Although employees have a right to use social media, the Employment Appeal Tribunal (EAT) held in Game Retail Ltd v Laws that it has to be balanced with their employers’ need to minimise any risk to their reputation from communications that could be read by customers and other employees.

Basic facts

Mr Laws was the risk and loss prevention investigator for Game, with responsibility for approximately 100 of its stores based in the north of England. All the stores had Twitter accounts which they used as tools for marketing and communications. Some time prior to July 2012 Mr Laws started his own, personal Twitter account and began to follow the stores for which he had responsibility in order to monitor inappropriate or unacceptable activity by other employees.

He was then suspended in July 2013 for having “posted a significant number of offensive, threatening and obscene Tweets” on his Twitter account. As these were “in the public domain and therefore able to be viewed by anyone on Twitter, including Game employees in stores that follow you or that you follow”, he was summarily dismissed for gross misconduct on 29 July 2013. He subsequently brought a claim of unfair dismissal.

Tribunal decision

The employment tribunal judge concluded that the decision to dismiss Mr Laws did not fall within the band of reasonable responses. Firstly, Mr Laws had registered on Twitter mainly to communicate with acquaintances outside work, using his own mobile phone. Secondly, he only tweeted offensive material in his own time, not work time. Thirdly, although he did not dispute that some of the tweets were offensive, he was able to provide explanations for at least some of them.

Although customers or other employees were not privy to these explanations, equally Game could not show that any of them had accessed his Twitter feed other than the manager who reported him.

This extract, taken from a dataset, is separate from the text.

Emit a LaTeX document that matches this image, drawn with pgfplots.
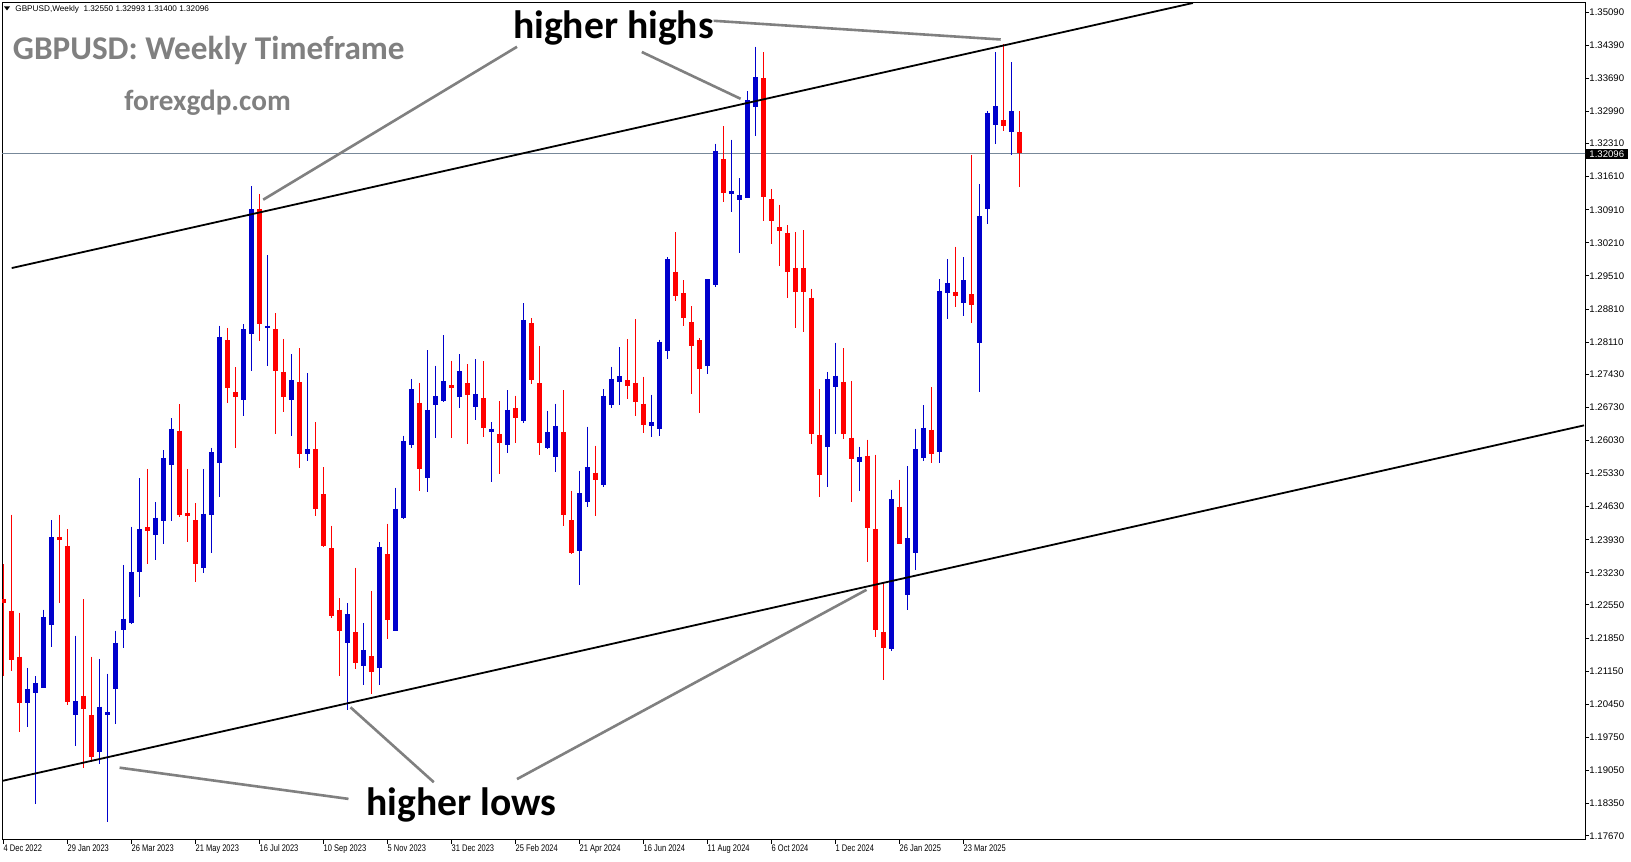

In addition, Game’s disciplinary policy did not state that offensive or inappropriate use of social media in private time could be treated as gross misconduct. He therefore upheld Mr Laws’ claim and Game appealed.

EAT decision

Accepting that a balance has to be drawn between the desire of employers to minimise the possibility of risk to their reputation from social media and employees’ right of freedom of expression, the EAT held that the tribunal had failed to address whether this was, in reality, a case of private usage.

For starters, Mr Laws could have created two separate accounts - one for following the stores and the other for purely private use - but had not done so. Nor did he make any attempt to use the restriction settings on his account. In addition, the tribunal judge himself had found that about 65 of the stores were following Mr Laws’ account and would therefore have seen the tweets he sent out. Likewise, any customers who had picked up on his account.

The employment judge’s conclusion that there was only a “theoretical risk” that a member of the public or a member of staff might be offended by the tweets was contradicted by his own finding that a store manager felt sufficiently strongly about the tweets to take the matter further.

Finally, the judge’s conclusion that Mr Laws had not posted anything derogatory about his employer was perverse, given that he was following 100 Game stores and 65 were following him. The issue was not whether the material was derogatory about Game, but whether it was, by its very nature, offensive and might be contrary to its harassment policy.

It therefore held that the decision should be remitted to be re-heard by a different judge.